AISLE SAY New York

RX

by Kate Fodor
Directed by Ethan McSweeney
A Production of Primary Stages
at 59E59

Reviewed by David Spencer

The editor of a glossy pig farming industry magazine, Meena (Marin Hinkle) is not happy in her work. She enters a drug trial conducted by a major pharmaceutical company, testing an anti-depressant drug meant to enable workplace satisfaction. She doesn't fit within the easy categorization of the questionnaire (among other complexities, she was once a published prose poet) Her assigned physician Phil (Stephen Kunken) is a very strait-laced type, however—but rather than try to contain, control or otherwise manage her idiosyncrasy, he finds himself accommodating it more and more. Which brings him closer and closer to violating the ethical protocols of the trial. And such is the premise of RX by Kate Fodor, presented by Primary Stages at 59E59.
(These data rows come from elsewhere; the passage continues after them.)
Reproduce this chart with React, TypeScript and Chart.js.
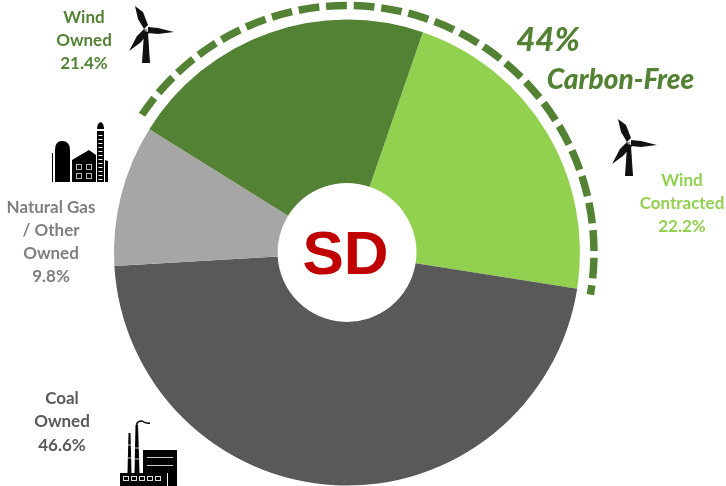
import React, { useEffect, useRef } from "react";
import { Chart, registerables } from "chart.js";

Chart.register(...registerables);

const categories = ["Wind Contracted", "Coal Owned", "Natural Gas / Other Owned", "Wind Owned"];
const shares = [22.2, 46.6, 9.8, 21.4];
const colors = ["#92D050", "#595959", "#A6A6A6", "#548235"];
const centerLabel = "SD";
const carbonShare = "44%";
const carbonLabel = "Carbon-Free";

type Note = { lines: string[]; x: number; ys: number[]; color: string };
const notes: Note[] = [
  { lines: ["Wind", "Owned", "21.4%"], x: 84, ys: [18, 41, 64], color: "#548235" },
  { lines: ["Natural Gas", "/ Other", "Owned", "9.8%"], x: 51, ys: [208, 231, 254, 277], color: "#7F7F7F" },
  { lines: ["Coal", "Owned", "46.6%"], x: 62, ys: [399, 422, 446], color: "#595959" },
  { lines: ["Wind", "Contracted", "22.2%"], x: 682, ys: [181, 204, 227], color: "#92D050" },
];

function turbine(ctx: CanvasRenderingContext2D, x: number, y: number) {
  ctx.save();
  ctx.translate(x, y);
  ctx.fillStyle = "#111111";
  ctx.fill(new Path2D("M-11 -24 L-3 -18 L2 -5 L-2 -1 L-8 -11 Z"));
  ctx.fill(new Path2D("M28 2 L12 -2 L2 -3 L2 3 L12 4 Z"));
  ctx.fill(new Path2D("M-17 21 L-9 6 L-2 -1 L3 3 L-6 13 Z"));
  ctx.fill(new Path2D("M-2 3 L2 3 L4 33 L-4 33 Z"));
  ctx.fillStyle = "#999999";
  ctx.beginPath();
  ctx.arc(0, 0, 1.5, 0, Math.PI * 2);
  ctx.fill();
  ctx.restore();
}

function barn(ctx: CanvasRenderingContext2D) {
  ctx.save();
  ctx.fillStyle = "#000000";
  ctx.fill(new Path2D("M55 182 L55 150 Q55 141 62 141 Q70 141 70 150 L70 182 Z"));
  ctx.fill(new Path2D("M52 182 L52 153 L53 153 L53 182 Z"));
  ctx.fill(new Path2D("M72 182 L72 160 L89 150 L96 155 L96 182 Z"));
  ctx.fill(new Path2D("M97 182 L97 131 L104 131 L104 182 Z"));
  ctx.fill(new Path2D("M97 129 Q97 123 101 122 Q104 124 104 129 Z"));
  ctx.fill(new Path2D("M105 160 L108 161 L108 182 L105 182 Z"));
  ctx.strokeStyle = "#FFFFFF";
  ctx.lineWidth = 1;
  for (let y = 135; y < 182; y += 4) {
    ctx.beginPath();
    ctx.moveTo(98.5, y + 0.5);
    ctx.lineTo(102.5, y + 0.5);
    ctx.stroke();
  }
  ctx.strokeStyle = "#BBBBBB";
  [[76, 164], [86, 164], [76, 173], [86, 173]].forEach(([x, y]) => {
    ctx.strokeRect(x + 0.5, y + 0.5, 5, 5);
  });
  ctx.restore();
}

function factory(ctx: CanvasRenderingContext2D) {
  ctx.save();
  ctx.fillStyle = "#000000";
  ctx.fill(new Path2D("M127.5 473 L128.5 433 L130.5 433 L131.5 473 Z"));
  ctx.fill(new Path2D("M134.5 473 L135.5 425 L138 425 L139.5 473 Z"));
  ctx.fill(new Path2D("M143 486 L143 450 L177 450 L177 486 Z"));
  ctx.fill(new Path2D("M120 486 L120 473 L167 473 L167 486 Z"));
  ctx.strokeStyle = "#000000";
  ctx.lineWidth = 1.5;
  ctx.beginPath();
  ctx.moveTo(136.5, 425);
  ctx.quadraticCurveTo(137, 421, 142, 421);
  ctx.quadraticCurveTo(146, 424, 150, 423);
  ctx.stroke();
  ctx.strokeStyle = "#CCCCCC";
  ctx.lineWidth = 1;
  [457.5, 465.5].forEach((y) => {
    ctx.beginPath();
    ctx.moveTo(147, y);
    ctx.lineTo(173, y);
    ctx.stroke();
  });
  ctx.strokeStyle = "#FFFFFF";
  ctx.beginPath();
  ctx.moveTo(167.5, 473);
  ctx.lineTo(167.5, 486);
  ctx.stroke();
  ctx.strokeStyle = "#DDDDDD";
  [123, 131, 139, 147, 155].forEach((x) => ctx.strokeRect(x + 0.5, 476.5, 5, 4));
  [128, 135].forEach((x, i) => {
    ctx.strokeStyle = "#CCCCCC";
    ctx.beginPath();
    ctx.moveTo(x, 445 + i * 3);
    ctx.lineTo(x + 3 + i, 445 + i * 3);
    ctx.moveTo(x, 458 + i);
    ctx.lineTo(x + 3 + i, 458 + i);
    ctx.stroke();
  });
  ctx.restore();
}

const decorations = {
  id: "decorations",
  afterDatasetsDraw(chart: any) {
    const ctx: CanvasRenderingContext2D = chart.ctx;
    const arc = chart.getDatasetMeta(0).data[0];
    const toRad = Math.PI / 180;

    ctx.save();
    ctx.strokeStyle = "#548235";
    ctx.lineWidth = 7.5;
    ctx.setLineDash([20.8, 6.8]);
    ctx.beginPath();
    ctx.arc(arc.x, arc.y, arc.outerRadius + 14, (303.9 - 90) * toRad, (99.8 - 90) * toRad);
    ctx.stroke();
    ctx.setLineDash([]);

    ctx.textAlign = "center";
    ctx.textBaseline = "middle";
    ctx.fillStyle = "#C00000";
    ctx.font = 'bold 62px "Liberation Sans"';
    ctx.fillText(centerLabel, 345.5, 257);

    ctx.font = 'bold 17px Lato';
    notes.forEach((n) => {
      ctx.fillStyle = n.color;
      n.lines.forEach((t, i) => ctx.fillText(t, n.x, n.ys[i]));
    });

    ctx.fillStyle = "#548235";
    ctx.font = 'italic 900 33px Lato';
    ctx.fillText(carbonShare, 548, 40);
    ctx.font = 'italic 900 28px Lato';
    ctx.fillText(carbonLabel, 620.5, 80);
    ctx.restore();

    turbine(ctx, 146, 30);
    turbine(ctx, 629, 143);
    barn(ctx);
    factory(ctx);
  },
};

export default function App() {
  const ref = useRef<HTMLCanvasElement>(null);
  useEffect(() => {
    document.body.style.background = "#FFFFFF";
    const chart = new Chart(ref.current!, {
      type: "doughnut",
      data: {
        labels: categories,
        datasets: [{ data: shares, backgroundColor: colors, borderWidth: 0 }],
      },
      options: {
        responsive: false,
        animation: false,
        rotation: 19,
        cutout: "29.8%",
        layout: { padding: { left: 114, right: 146, top: 19.5, bottom: 0.5 } },
        plugins: { legend: { display: false }, tooltip: { enabled: false } },
      },
      plugins: [decorations],
    });
    return () => chart.destroy();
  }, []);
  return (
    <canvas
      ref={ref}
      width={726}
      height={486}
      style={{ position: "absolute", left: 0, top: 0, display: "block" }}
    />
  );
}
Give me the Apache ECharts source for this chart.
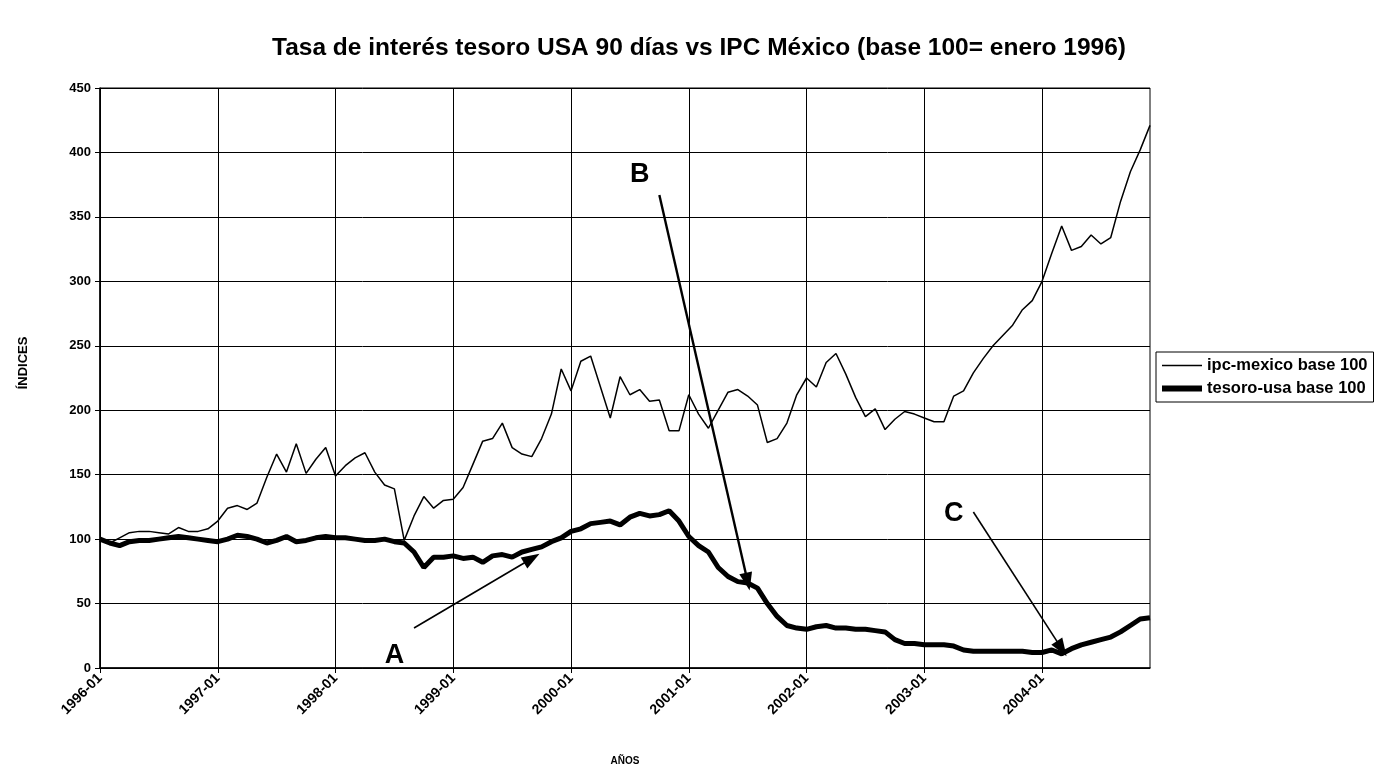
<!DOCTYPE html>
<html>
<head>
<meta charset="utf-8">
<script src="https://cdn.jsdelivr.net/npm/echarts@6/dist/echarts.min.js"></script>
<style>
html, body { margin: 0; padding: 0; background: #fff; }
#main { width: 1398px; height: 772px; }
</style>
</head>
<body>
<div id="main"></div>
<script>
// años del eje x (meses 1996-01 .. 2004-12)
var years = [1996, 1997, 1998, 1999, 2000, 2001, 2002, 2003, 2004];
var months = [];
for (var y = 0; y < years.length; y++) {
	for (var m = 1; m <= 12; m++) {
		months.push(years[y] + '-' + (m < 10 ? '0' + m : m));
	}
}

// ipc-mexico base 100
var ipc = [
	100, 97, 101, 105, 106, 106, 105, 104, 109, 106, 106, 108,
	114, 124, 126, 123, 128, 148, 166, 152, 174, 151, 162, 171,
	149, 157, 163, 167, 152, 142, 139, 99, 118, 133, 124, 130,
	131, 140, 158, 176, 178, 190, 171, 166, 164, 178, 197, 232,
	215, 238, 242, 218, 194, 226, 212, 216, 207, 208, 184, 184,
	212, 197, 186, 200, 214, 216, 211, 204, 175, 178, 190, 212,
	225, 218, 237, 244, 228, 210, 195, 201, 185, 193, 199, 197,
	194, 191, 191, 211, 215, 229, 240, 250, 258, 266, 278, 285,
	300, 322, 343, 324, 327, 336, 329, 334, 362, 385, 402, 421
];

// tesoro-usa base 100
var tesoro = [
	100, 97, 95, 98, 99, 99, 100, 101, 102, 101, 100, 99,
	98, 100, 103, 102, 100, 97, 99, 102, 98, 99, 101, 102,
	101, 101, 100, 99, 99, 100, 98, 97, 90, 78, 86, 86,
	87, 85, 86, 82, 87, 88, 86, 90, 92, 94, 98, 101,
	106, 108, 112, 113, 114, 111, 117, 120, 118, 119, 122, 114,
	102, 95, 90, 78, 71, 67, 66, 62, 50, 40, 33, 31,
	30, 32, 33, 31, 31, 30, 30, 29, 28, 22, 19, 19,
	18, 18, 18, 17, 14, 13, 13, 13, 13, 13, 13, 12,
	12, 14, 11, 15, 18, 20, 22, 24, 28, 33, 38, 39
];

var yTicks = [0, 50, 100, 150, 200, 250, 300, 350, 400, 450];

// flechas A, B, C  [indice mes, valor]
var arrowA = [[32, 31], [44, 85]];
var arrowB = [[57, 367], [66, 67]];
var arrowC = [[88.5, 121], [98, 15]];
var letters = [
	{ name: 'A', coord: [30.3, 10] },
	{ name: 'B', coord: [55.3, 383] },
	{ name: 'C', coord: [87, 119.5] }
];

var font = '"Liberation Sans", Arial, sans-serif';
var yearTick = function(i) { return i % 12 === 0; };

var myChart = echarts.init(document.getElementById('main'));
myChart.setOption({
	animation: false,
	backgroundColor: '#fff',
	title: {
		text: 'Tasa de interés tesoro USA 90 días vs IPC México (base 100= enero 1996)',
		left: 'center',
		top: 31,
		textStyle: { fontFamily: font, fontSize: 24.5, fontWeight: 'bold', color: '#000' }
	},
	legend: {
		orient: 'vertical',
		left: 1156,
		top: 352,
		itemWidth: 40,
		itemHeight: 12,
		itemGap: 6,
		padding: [5, 6, 5, 3],
		borderColor: '#000',
		borderWidth: 1,
		itemStyle: { opacity: 0 },
		textStyle: { fontFamily: font, fontSize: 16.5, fontWeight: 'bold', color: '#000' },
		data: [
			{ name: 'ipc-mexico base 100', lineStyle: { width: 1.5 } },
			{ name: 'tesoro-usa base 100', lineStyle: { width: 6 } }
		]
	},
	grid: {
		left: 100, right: 248, top: 88, bottom: 104,
		show: true, borderColor: '#000', borderWidth: 1
	},
	xAxis: {
		type: 'category',
		data: months,
		boundaryGap: false,
		name: 'AÑOS',
		nameLocation: 'middle',
		nameGap: 88,
		nameTextStyle: { fontFamily: font, fontSize: 10, fontWeight: 'bold', color: '#000' },
		axisLine: { lineStyle: { color: '#000', width: 1.5 } },
		axisTick: { interval: yearTick, length: 5, lineStyle: { color: '#000' } },
		axisLabel: {
			interval: yearTick, rotate: 45, margin: 8,
			fontFamily: font, fontSize: 14, fontWeight: 'bold', color: '#000'
		},
		splitLine: { show: true, interval: yearTick, lineStyle: { color: '#000', width: 1 } }
	},
	yAxis: {
		type: 'value',
		min: yTicks[0],
		max: yTicks[yTicks.length - 1],
		interval: 50,
		name: 'ÍNDICES',
		nameLocation: 'middle',
		nameGap: 70,
		nameTextStyle: { fontFamily: font, fontSize: 13, fontWeight: 'bold', color: '#000', padding: [0, 0, 0, 30] },
		axisLine: { show: true, lineStyle: { color: '#000', width: 1.5 } },
		axisTick: { show: true, length: 5, lineStyle: { color: '#000' } },
		axisLabel: { margin: 9, fontFamily: font, fontSize: 13, fontWeight: 'bold', color: '#000' },
		splitLine: { lineStyle: { color: '#000', width: 1 } }
	},
	series: [
		{
			name: 'ipc-mexico base 100',
			type: 'line',
			data: ipc,
			symbol: 'none',
			lineStyle: { color: '#000', width: 1.5 },
			itemStyle: { color: '#000' },
			z: 3,
			markLine: {
				silent: true,
				symbol: ['none', 'triangle'],
				symbolSize: [13, 18],
				label: { show: false },
				lineStyle: { color: '#000', width: 1.6, type: 'solid' },
				data: [
					[{ coord: arrowA[0] }, { coord: arrowA[1] }],
					[{ coord: arrowB[0], lineStyle: { width: 2.4 } }, { coord: arrowB[1] }],
					[{ coord: arrowC[0] }, { coord: arrowC[1] }]
				]
			},
			markPoint: {
				silent: true,
				symbol: 'rect',
				symbolSize: 1,
				itemStyle: { color: 'rgba(0,0,0,0)' },
				label: {
					show: true, position: 'inside', formatter: '{b}',
					fontFamily: font, fontSize: 27, fontWeight: 'bold', color: '#000'
				},
				data: letters
			}
		},
		{
			name: 'tesoro-usa base 100',
			type: 'line',
			data: tesoro,
			symbol: 'none',
			lineStyle: { color: '#000', width: 5 },
			itemStyle: { color: '#000' },
			z: 4
		}
	]
});
</script>
</body>
</html>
                        Under the brisk direction of Ethan McSweeney, the play manages to maintain a delicate balance between cynical social satire—the target of course being how Big Drugs seek to create dependent customers, whether they truly need help or not—and sappy romantic comedy; and the balance is achieved delightfully too, rather like a cross-breeding of Paddy Chayefsky and Nora Ephron. It’s never quite predictable and in the end, quite satisfying. Dare I say it: a prescription for mildly thought-provoking fun. Rounding out the expertly comic cast are Michael Bakkensen, Marylouise Burke, Paul Niebanck and Elizabeth Rich.